In short, the dominant aspiration is towards what we call liberal democracy and its political subject – the rational autonomous individual. More democratic versions of our political modernity are emerging in the realms of history, sociology, and anthropology, to suggest two propositions that challenge this origins story- that the Western tradition is the product of borrowing from other traditions, and secondly, that political modernity itself might not be singular but rather plural. In this view China, South and Southeast Asia, Latin America, and the Middle East, contain within them histories of intellectual life that have produced knowledge which has contended with the major predicaments of contemporary political life. How will we bring into our education, as educators, and scholars, these debates, and bodies of work? How will we grapple with linguistic divides that require the work of translation? We are already aware that a rich history of political thought that resides in the reflections of Africans are in many instances not yet adequately a part of our curricula- the work of scholars like Houtondji, Wiredu, Diop, and anti-colonial thinkers like Fanon, and Cabral, to Nkrumah, Molema, and Nyerere, and political theorists like Peter Ekeh and Claude Ake. What are the implications of these propositions for how we teach political theory in our times? By this we mean, in contrast to the way in which this question was posed in the immediate moment after colonialism, when justice meant one form of centrism might have been replaced by another, when to Africanize the curriculum was interpreted as displacing the European canon. Rather, how do we navigate towards a pedagogy and a curriculum which grapples with political philosophy and political theory as a diverse set of intellectual traditions which are neither discreet nor static but rather entwined and dynamic?

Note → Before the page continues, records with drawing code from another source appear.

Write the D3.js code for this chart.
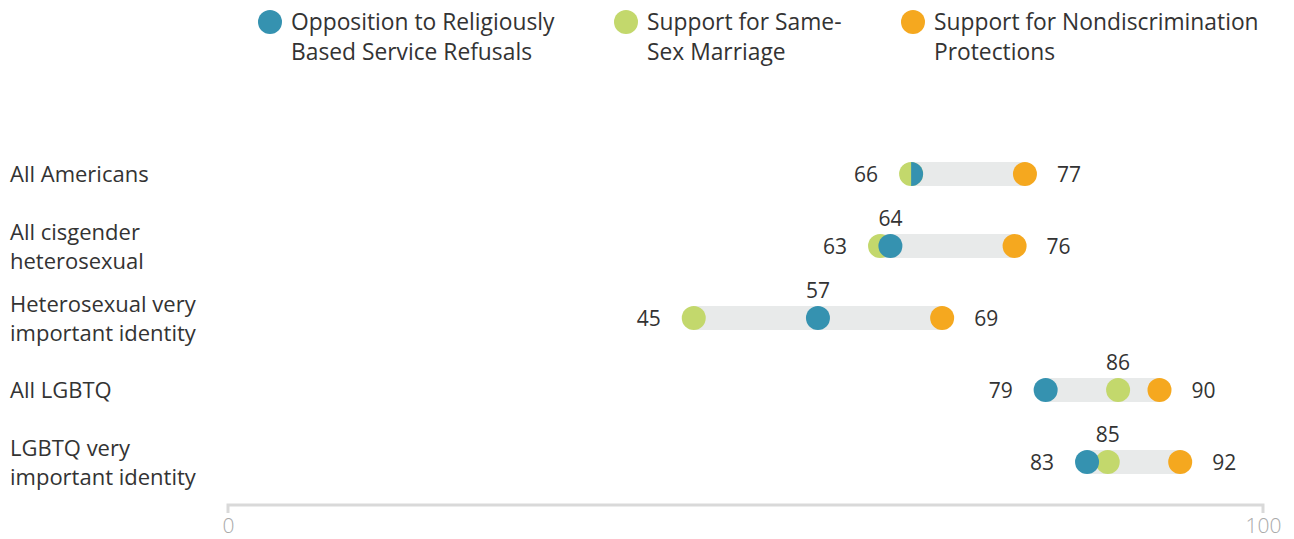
<!DOCTYPE html>
<html><head><meta charset="utf-8">
<script src="https://cdn.jsdelivr.net/npm/d3@7"></script>
<style>
body{margin:0;background:#fff;}
text{font-family:"Open Sans",sans-serif;}
</style></head>
<body>
<svg id="chart" width="1294" height="539"></svg>
<script>
const categories = [
  ["All Americans"],
  ["All cisgender", "heterosexual"],
  ["Heterosexual very", "important identity"],
  ["All LGBTQ"],
  ["LGBTQ very", "important identity"]
];
const seriesNames = [
  ["Opposition to Religiously", "Based Service Refusals"],
  ["Support for Same-", "Sex Marriage"],
  ["Support for Nondiscrimination", "Protections"]
];
const opposition = [66, 64, 57, 79, 83];
const sameSex = [66, 63, 45, 86, 85];
const nondiscrim = [77, 76, 69, 90, 92];
const axisTicks = [0, 100];
const colors = ["#3592b0", "#c3d86c", "#f5a81f"];

const svg = d3.select("#chart");
const x = d3.scaleLinear().domain([0, 100]).range([228, 1263]);
const y = d3.scalePoint().domain(d3.range(categories.length)).range([174, 462]);
const R = 12;

// legend
const legX = [270, 626, 913];
seriesNames.forEach((name, i) => {
  const g = svg.append("g").attr("transform", `translate(${legX[i]},22)`);
  g.append("circle").attr("r", R).attr("fill", colors[i]);
  g.append("text").attr("x", 21).attr("y", 8).attr("font-size", 22.8).attr("fill", "#333")
    .selectAll("tspan").data(name).join("tspan")
    .attr("x", 21).attr("dy", (d, j) => j === 0 ? 0 : 30).text(d => d);
});

// category labels
categories.forEach((lines, i) => {
  const t = svg.append("text").attr("x", 10).attr("font-size", 22).attr("fill", "#333")
    .attr("y", y(i) + 8 - (lines.length - 1) * 14.5);
  t.selectAll("tspan").data(lines).join("tspan")
    .attr("x", 10).attr("dy", (d, j) => j === 0 ? 0 : 29).text(d => d);
});

// axis
const axisY = 505;
const axis = d3.axisBottom(x).tickValues(axisTicks).tickSize(10).tickPadding(6).tickFormat(d3.format("d"));
const ag = svg.append("g").attr("transform", `translate(0,${axisY})`).call(axis);
ag.select(".domain").attr("stroke", "#d9d9d9").attr("stroke-width", 3).attr("d", `M${x(0)},8V0H${x(100)}V8`);
ag.selectAll(".tick line").remove();
ag.selectAll(".tick text").attr("font-size", 21).attr("font-weight", 300).attr("fill", "#aaa")
  .attr("font-family", "'Open Sans',sans-serif").attr("dy", "0.55em");

// rows
const arcRight = d3.arc().innerRadius(0).outerRadius(R).startAngle(0).endAngle(Math.PI);
categories.forEach((c, i) => {
  const vals = [opposition[i], sameSex[i], nondiscrim[i]];
  const mn = d3.min(vals), mx = d3.max(vals);
  const cy = y(i);
  svg.append("rect").attr("x", x(mn)).attr("width", x(mx) - x(mn))
    .attr("y", cy - R).attr("height", 2 * R).attr("fill", "#e8eaea");
  const order = [1, 0, 2];
  order.forEach(k => {
    const dup = vals.findIndex((v, j) => j !== k && v === vals[k]);
    if (k === 0 && dup === 1) {
      svg.append("path").attr("d", arcRight()).attr("transform", `translate(${x(vals[k])},${cy})`).attr("fill", colors[k]);
    } else {
      svg.append("circle").attr("cx", x(vals[k])).attr("cy", cy).attr("r", R).attr("fill", colors[k]);
    }
  });
  // labels
  svg.append("text").attr("x", x(mn) - 33).attr("y", cy + 8).attr("text-anchor", "end")
    .attr("font-size", 21).attr("fill", "#333").text(mn);
  svg.append("text").attr("x", x(mx) + 32).attr("y", cy + 8).attr("text-anchor", "start")
    .attr("font-size", 21).attr("fill", "#333").text(mx);
  const mids = vals.filter(v => v !== mn && v !== mx);
  mids.forEach(v => {
    svg.append("text").attr("x", x(v)).attr("y", cy - 20).attr("text-anchor", "middle")
      .attr("font-size", 21).attr("fill", "#333").text(v);
  });
});
</script>
</body></html>
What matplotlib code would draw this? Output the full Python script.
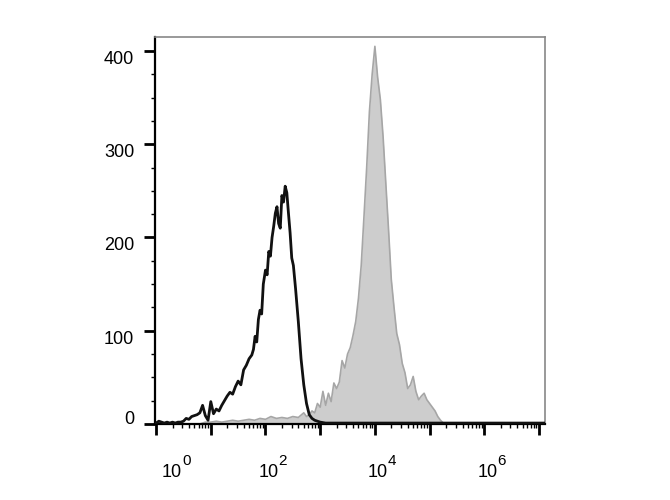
import matplotlib
matplotlib.use('Agg')
import matplotlib.pyplot as plt
from matplotlib.ticker import MultipleLocator, FixedLocator, NullFormatter
import numpy as np

plt.rcParams['font.family'] = ['Liberation Sans', 'DejaVu Sans']

# black (control) histogram: log10 of intensity, event counts
ctrl_log = [0.00, 0.05, 0.10, 0.15, 0.20, 0.25, 0.30, 0.35, 0.40, 0.45,
            0.50, 0.55, 0.60, 0.65, 0.70, 0.75, 0.80, 0.85, 0.90, 0.95,
            1.00, 1.05, 1.10, 1.15, 1.20, 1.25, 1.30, 1.35, 1.40, 1.45,
            1.50, 1.55, 1.60, 1.65, 1.70, 1.75, 1.78, 1.81, 1.84, 1.87,
            1.90, 1.93, 1.96, 2.00, 2.03, 2.06, 2.09, 2.12, 2.15, 2.18,
            2.21, 2.24, 2.27, 2.30, 2.33, 2.36, 2.39, 2.42, 2.45, 2.48,
            2.51, 2.55, 2.60, 2.65, 2.70, 2.75, 2.80, 2.85, 2.90, 2.95,
            3.00, 3.10, 3.20, 3.50, 4.00, 5.00, 6.00, 7.10]
ctrl_counts = [1, 3, 2, 1, 2, 1, 2, 1, 2, 2,
               3, 6, 5, 8, 9, 10, 12, 20, 9, 4,
               24, 11, 16, 14, 20, 25, 30, 34, 32, 40,
               46, 42, 58, 63, 70, 74, 80, 94, 88, 112,
               122, 118, 150, 165, 160, 185, 180, 200, 212, 226,
               233, 215, 210, 245, 238, 255, 248, 226, 205, 178,
               170, 145, 110, 70, 42, 22, 10, 6, 4, 3,
               2, 1, 1, 1, 1, 1, 1, 1]

# grey (stained) histogram
stain_log = [0.80, 0.85, 0.90, 1.00, 1.10, 1.20, 1.30, 1.40, 1.50, 1.60,
             1.70, 1.80, 1.90, 2.00, 2.10, 2.20, 2.30, 2.40, 2.50, 2.60,
             2.70, 2.75, 2.80, 2.85, 2.90, 2.95, 3.00, 3.05, 3.10, 3.15,
             3.20, 3.25, 3.30, 3.35, 3.40, 3.45, 3.50, 3.55, 3.60, 3.65,
             3.70, 3.75, 3.80, 3.85, 3.90, 3.95, 4.00, 4.05, 4.10, 4.15,
             4.20, 4.25, 4.30, 4.35, 4.40, 4.45, 4.50, 4.55, 4.60, 4.65,
             4.70, 4.75, 4.80, 4.85, 4.90, 4.95, 5.00, 5.05, 5.10, 5.15,
             5.20, 5.25, 5.30, 6.00, 7.10]
stain_counts = [0, 1, 2, 2, 3, 2, 3, 4, 3, 4,
                5, 4, 6, 5, 8, 6, 7, 6, 8, 7,
                12, 8, 10, 14, 12, 22, 18, 35, 20, 33,
                24, 44, 38, 45, 68, 60, 75, 82, 95, 110,
                135, 170, 222, 275, 335, 375, 405, 372, 348, 308,
                258, 208, 155, 125, 97, 85, 65, 55, 38, 42,
                51, 35, 26, 30, 33, 26, 22, 18, 14, 8,
                4, 1, 0, 0, 0]

y_ticks = [0, 100, 200, 300, 400]
label_exps = [0, 2, 4, 6]

fig = plt.figure(figsize=(6.7, 5), dpi=100)
ax = fig.add_axes([155 / 670, 1 - 424 / 500, 390 / 670, 387 / 500])

sx = 10 ** np.array(stain_log)
cx = 10 ** np.array(ctrl_log)
ax.fill_between(sx, stain_counts, 0, color='#cdcdcd', lw=0, zorder=1)
ax.plot(sx, stain_counts, color='#a6a6a6', lw=1.2, zorder=2)
ax.plot(cx, ctrl_counts, color='#111111', lw=2.0, zorder=3)

ax.set_xscale('log')
ax.set_xlim(10 ** -0.02, 10 ** 7.11)
ax.set_ylim(0, 415)

# ticks
ax.xaxis.set_major_locator(FixedLocator([10.0 ** i for i in range(8)]))
minors = [k * 10.0 ** i for i in range(7) for k in range(2, 10)]
ax.xaxis.set_minor_locator(FixedLocator(minors))
ax.xaxis.set_major_formatter(NullFormatter())
ax.xaxis.set_minor_formatter(NullFormatter())
ax.set_yticks(y_ticks)
ax.yaxis.set_minor_locator(MultipleLocator(25))

ax.tick_params(which='major', direction='out', length=8, width=2, color='black')
ax.tick_params(which='minor', direction='out', length=3, width=1, color='black')
ax.tick_params(axis='y', which='major', labelsize=13, pad=7)

for t in ax.yaxis.get_major_ticks():
    t.label1.set_va('top')
ax.yaxis.get_major_ticks()[0].label1.set_va('baseline')

for side in ['top', 'right']:
    ax.spines[side].set_color('#888888')
    ax.spines[side].set_linewidth(1.2)
for side in ['left', 'bottom']:
    ax.spines[side].set_color('black')
    ax.spines[side].set_linewidth(1.6)

# x labels drawn as 10 + superscript, FlowJo style
for e in label_exps:
    dx = 16 if e == 0 else 3
    ax.annotate('10', xy=(10.0 ** e, 0), xycoords=('data', 'axes fraction'),
                xytext=(dx, -53), textcoords='offset pixels',
                ha='center', va='baseline', fontsize=13, annotation_clip=False)
    ax.annotate(str(e), xy=(10.0 ** e, 0), xycoords=('data', 'axes fraction'),
                xytext=(dx + 10, -41), textcoords='offset pixels',
                ha='left', va='baseline', fontsize=11, annotation_clip=False)

plt.savefig('out.png', dpi=100)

With support from the Andrew W. Mellon Foundation, these are some of the questions that the Citizenship and Justice initiative core to Political Theory and Philosophy explores through reading workshops, fellowships, seminars, and colloquiums. The convening committee of the project comprises of Suren Pillay (Principal Investigator, CHR), Laurence Piper, Cherrel Africa, Ayanda Nombila (Dept. of Political Studies), and Tony Oyowe and Ryan Nefdt from the Department of Philosophy at UWC.
Political Theory and Philosophy intersects with two main CHR research platforms: Becoming Technical of the Human and Migrating Violence.